La première question à résoudre, — d’où découlerait en réalité tout le reste, — était celle du maintien ou du renvoi de M. de Maupeou. Au sort du chancelier paraissait lié le sort du contrôleur général, tous deux ayant, depuis le nouveau règne, associé leurs fortunes. Ce point, d’après une promesse faite par Louis XVI à Maurepas[1], devait être réglé pendant le séjour à Compiègne, où la Cour était établie pour la durée du mois d’août. Ces semaines furent remplies de machinations et d’intrigues. Les d’Orléans, revenus de leur court exil, harcelaient le Roi de conseils, d’adjurations pressantes, que Maurepas appuyait de ses prudentes insinuations.

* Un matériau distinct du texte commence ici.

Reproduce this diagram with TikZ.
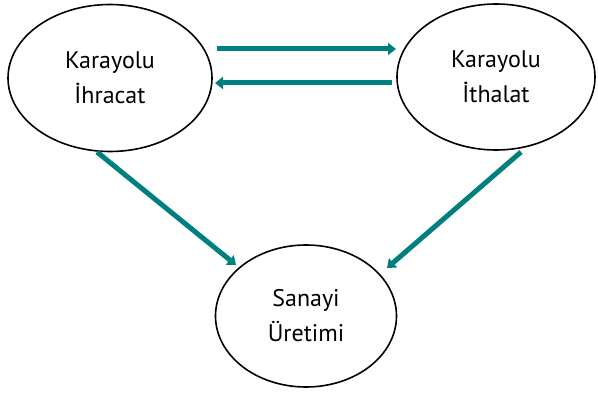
\documentclass[tikz,border=0pt]{standalone}
\usepackage{fontspec}
\setmainfont{PT Sans}
\usetikzlibrary{arrows.meta,shapes.geometric}
\definecolor{teal1}{HTML}{007F7F}
\begin{document}
\begin{tikzpicture}[x=1pt,y=-1pt,
  ell/.style={draw=black,line width=1.6pt,ellipse,inner sep=0pt,align=center,font=\fontsize{24}{35}\selectfont},
  conn/.style={draw=teal1,line width=5pt,-{Triangle[length=8pt,width=12pt]}}]
\useasboundingbox (0,0) rectangle (598,396);
\node[ell,minimum width=204pt,minimum height=147pt] (a) at (110,78) {Karayolu\\İhracat};
\node[ell,minimum width=198pt,minimum height=146pt] (b) at (496,77) {Karayolu\\İthalat};
\node[ell,minimum width=181pt,minimum height=142pt] (c) at (306,316) {Sanayi\\Üretimi};
\coordinate (a1) at (217,49);
\coordinate (b1) at (396,49);
\coordinate (b2) at (392,83);
\coordinate (a2) at (215,83);
\coordinate (a3) at (97,152);
\coordinate (c1) at (236,265);
\coordinate (b3) at (521,152);
\coordinate (c2) at (387,268);
\draw[conn] (a1) -- (b1);
\draw[conn] (b2) -- (a2);
\draw[conn] (a3) -- (c1);
\draw[conn] (b3) -- (c2);
\end{tikzpicture}
\end{document}
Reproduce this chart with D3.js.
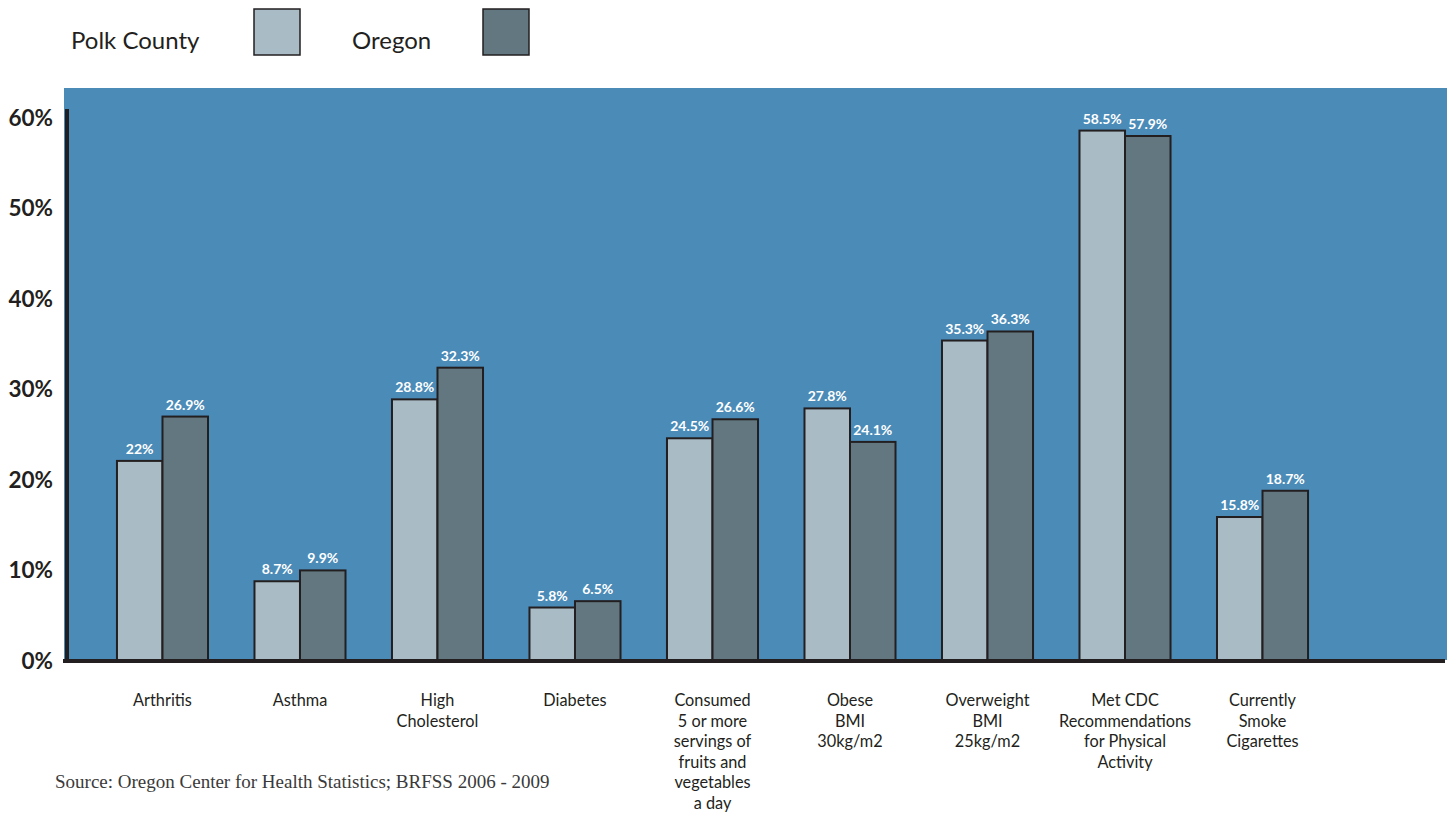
<!DOCTYPE html>
<html>
<head>
<meta charset="utf-8">
<script src="https://cdn.jsdelivr.net/npm/d3@7/dist/d3.min.js"></script>
<style>
    body { margin: 0; background: #fff; }
    svg { display: block; }
</style>
</head>
<body>
<svg id="chart"></svg>
<script>
// values (percent)
const categories = [
    'Arthritis', 'Asthma', 'High Cholesterol', 'Diabetes', 'Consumed 5 or more',
    'Obese', 'Overweight', 'Met CDC', 'Currently Smoke'
];
const categoryLines = [
    ['Arthritis'],
    ['Asthma'],
    ['High', 'Cholesterol'],
    ['Diabetes'],
    ['Consumed', '5 or more', 'servings of', 'fruits and', 'vegetables', 'a day'],
    ['Obese', 'BMI', '30kg/m2'],
    ['Overweight', 'BMI', '25kg/m2'],
    ['Met CDC', 'Recommendations', 'for Physical', 'Activity'],
    ['Currently', 'Smoke', 'Cigarettes']
];
const seriesNames = ['Polk County', 'Oregon'];
const polkValues = [22, 8.7, 28.8, 5.8, 24.5, 27.8, 35.3, 58.5, 15.8];
const oregonValues = [26.9, 9.9, 32.3, 6.5, 26.6, 24.1, 36.3, 57.9, 18.7];
const valueLabels = [
    ['22%', '8.7%', '28.8%', '5.8%', '24.5%', '27.8%', '35.3%', '58.5%', '15.8%'],
    ['26.9%', '9.9%', '32.3%', '6.5%', '26.6%', '24.1%', '36.3%', '57.9%', '18.7%']
];
const yTicks = [0, 10, 20, 30, 40, 50, 60];

const colors = {
    panel: '#4b8bb8',
    polk: '#a9bbc4',
    oregon: '#62777f',
    ink: '#231f20'
};

const width = 1450, height = 821;
const sansFont = 'Lato, "Open Sans", sans-serif';

const svg = d3.select('#chart')
    .attr('width', width)
    .attr('height', height);

const y = d3.scaleLinear().domain([0, 60]).range([660, 117]);

const x = d3.scaleBand()
    .domain(categories)
    .range([70.5, 1354.5])
    .paddingInner(0.338)
    .paddingOuter(0.338);

const xSeries = d3.scaleBand()
    .domain(seriesNames)
    .range([0, x.bandwidth()]);

// blue plotting panel
svg.append('rect')
    .attr('x', 64)
    .attr('y', 88)
    .attr('width', 1447 - 64)
    .attr('height', 660 - 88)
    .style('fill', colors.panel);

// baseline and left axis rule
svg.append('line')
    .attr('x1', 63).attr('x2', 1445)
    .attr('y1', 661).attr('y2', 661)
    .style('stroke', colors.ink)
    .style('stroke-width', 4);

svg.append('line')
    .attr('x1', 67).attr('x2', 67)
    .attr('y1', 109).attr('y2', 662)
    .style('stroke', colors.ink)
    .style('stroke-width', 4);

// y axis labels
const yAxis = svg.append('g')
    .attr('transform', 'translate(53,0)')
    .call(d3.axisLeft(y).tickValues(yTicks).tickSize(0).tickPadding(0).tickFormat((d) => d + '%'));

yAxis.select('.domain').remove();
yAxis.selectAll('text')
    .attr('dy', '0.36em')
    .style('font-family', sansFont)
    .style('font-weight', 'bold')
    .style('font-size', '22.5px')
    .style('fill', colors.ink);

// bars
const rows = categories.map((c, i) => ({
    category: c,
    values: [
        { series: seriesNames[0], value: polkValues[i], label: valueLabels[0][i] },
        { series: seriesNames[1], value: oregonValues[i], label: valueLabels[1][i] }
    ]
}));

const groups = svg.selectAll('.group')
    .data(rows).enter()
    .append('g')
    .attr('class', 'group')
    .attr('transform', (d) => `translate(${x(d.category)},0)`);

groups.selectAll('rect')
    .data((d) => d.values).enter()
    .append('rect')
    .attr('x', (d) => xSeries(d.series))
    .attr('y', (d) => y(d.value))
    .attr('width', xSeries.bandwidth())
    .attr('height', (d) => y(0) - y(d.value))
    .style('fill', (d) => d.series === seriesNames[0] ? colors.polk : colors.oregon)
    .style('stroke', colors.ink)
    .style('stroke-width', 2);

groups.selectAll('.value')
    .data((d) => d.values).enter()
    .append('text')
    .attr('class', 'value')
    .attr('x', (d) => xSeries(d.series) + xSeries.bandwidth() / 2)
    .attr('y', (d) => y(d.value) - 7)
    .attr('text-anchor', 'middle')
    .style('font-family', sansFont)
    .style('font-weight', 'bold')
    .style('font-size', '14px')
    .style('fill', '#fff')
    .text((d) => d.label);

// category labels under the axis
const catLabels = svg.selectAll('.cat')
    .data(categoryLines).enter()
    .append('text')
    .attr('class', 'cat')
    .attr('text-anchor', 'middle')
    .attr('transform', (d, i) => `translate(${x(categories[i]) + x.bandwidth() / 2},706)`)
    .style('font-family', sansFont)
    .style('font-size', '16.3px')
    .style('fill', colors.ink);

catLabels.selectAll('tspan')
    .data((d) => d).enter()
    .append('tspan')
    .attr('x', 0)
    .attr('y', (d, i) => i * 20.5)
    .text((d) => d);

// legend
const legend = [
    { name: seriesNames[0], color: colors.polk, tx: 71, sx: 254 },
    { name: seriesNames[1], color: colors.oregon, tx: 352, sx: 483 }
];

legend.forEach((l) => {
    svg.append('text')
        .attr('x', l.tx)
        .attr('y', 49)
        .style('font-family', sansFont)
        .style('font-size', '24px')
        .style('fill', colors.ink)
        .text(l.name);

    svg.append('rect')
        .attr('x', l.sx)
        .attr('y', 9)
        .attr('width', 46)
        .attr('height', 46)
        .style('fill', l.color)
        .style('stroke', colors.ink)
        .style('stroke-width', 1.5);
});

// source note
svg.append('text')
    .attr('x', 55)
    .attr('y', 788)
    .style('font-family', '"Liberation Serif", serif')
    .style('font-size', '19px')
    .style('fill', '#3a3a3a')
    .text('Source: Oregon Center for Health Statistics; BRFSS 2006 - 2009');
</script>
</body>
</html>
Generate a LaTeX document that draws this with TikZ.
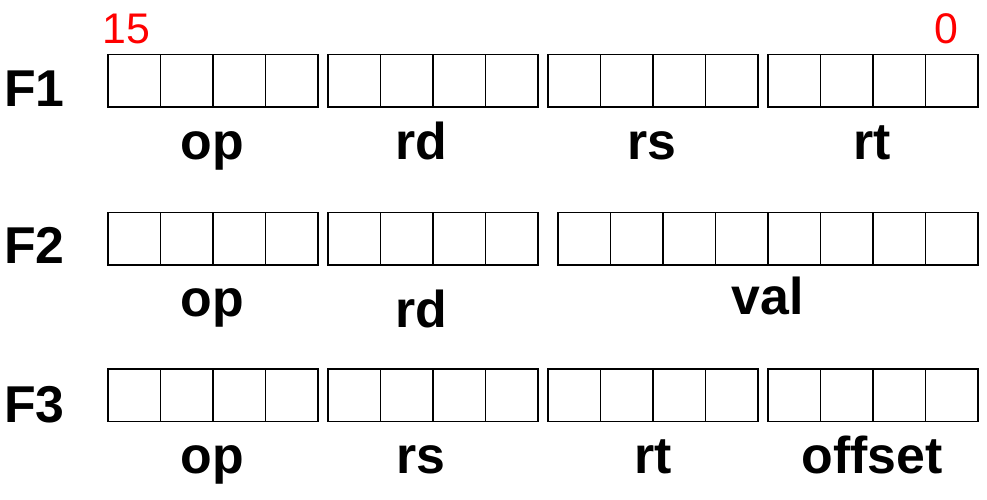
\documentclass[tikz,border=0pt]{standalone}
\usepackage{fontspec}
\setmainfont{Liberation Sans}
\usetikzlibrary{positioning}
\tikzstyle{cell} = [rectangle, 
draw=black, 
line width=1.5bp, 
minimum width=52.56bp, 
minimum height=52.5bp, 
inner sep=0pt, 
anchor=north west]
\tikzstyle{field} = [font=\fontsize{52}{52}\selectfont\bfseries, 
inner sep=0pt, 
anchor=base]
\tikzstyle{fmt} = [field, anchor=base west]
\tikzstyle{bitno} = [text=red, 
font=\fontsize{43}{43}\selectfont, 
inner sep=0pt, 
anchor=base]

\begin{document}
\begin{tikzpicture}[x=1bp, y=-1bp]
        \useasboundingbox (0,0) rectangle (987,500);

        % F1: op rd rs rt
        \foreach \g/\x in {0/107, 1/327, 2/547, 3/767} {
            \foreach \c in {0,...,3} {
                \pgfmathtruncatemacro\b{15-4*\g-\c}
                \node (f1b\b) [cell] at ({\x+\c*52.56},54) {};
            }
        }
        % F2: op rd val
        \foreach \g/\x in {0/107, 1/327} {
            \foreach \c in {0,...,3} {
                \pgfmathtruncatemacro\b{15-4*\g-\c}
                \node (f2b\b) [cell] at ({\x+\c*52.56},212) {};
            }
        }
        \foreach \c in {0,...,7} {
            \pgfmathtruncatemacro\b{7-\c}
            \node (f2b\b) [cell] at ({557+\c*52.56},212) {};
        }
        % F3: op rs rt offset
        \foreach \g/\x in {0/107, 1/327, 2/547, 3/767} {
            \foreach \c in {0,...,3} {
                \pgfmathtruncatemacro\b{15-4*\g-\c}
                \node (f3b\b) [cell] at ({\x+\c*52.56},368) {};
            }
        }

        \node (msb) [bitno, anchor=base west] at (102,44) {15};
        \node (lsb) [bitno] at (946,44) {0};

        \node (fmt1) [fmt] at (4,107) {F1};
        \node (fmt2) [fmt] at (4,264) {F2};
        \node (fmt3) [fmt] at (4,422) {F3};

        \node (f1op) [field] at (212,160) {op};
        \node (f1rd) [field] at (421.5,160) {rd};
        \node (f1rs) [field] at (652,160) {rs};
        \node (f1rt) [field] at (872.5,160) {rt};

        \node (f2op) [field] at (212,317) {op};
        \node (f2rd) [field] at (421.5,328) {rd};
        \node (f2val) [field] at (767.5,315) {val};

        \node (f3op) [field] at (212,473) {op};
        \node (f3rs) [field] at (421,473) {rs};
        \node (f3rt) [field] at (653,473) {rt};
        \node (f3off) [field] at (872,473) {offset};

    \end{tikzpicture}
\end{document}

La Reine, dans le même camp, mettait en jeu les ressources de son esprit et de sa coquetterie légère. « Elle a une bonne qualité, disait à ce propos la Comtesse de Provence ; quand elle veut une chose, elle ne la quitte pas et en vient toujours à ses fins. » Dans le parti adverse, se trouvaient Mesdames tantes, guéries de leur petite vérole, et surtout Madame Louise, qui, du fond de son monastère, conjurait son neveu de ne point céder aux instances des « ennemis de la religion » et des suppôts de la philosophie. L’archevêque de Paris et quelques ecclésiastiques notoires tenaient un langage analogue. Le chancelier, de son côté, se défendait avec adresse. Sans entrer lui-même dans la lice, il poussait son ami

  1. Journal de l’abbé de Véri. — Passim.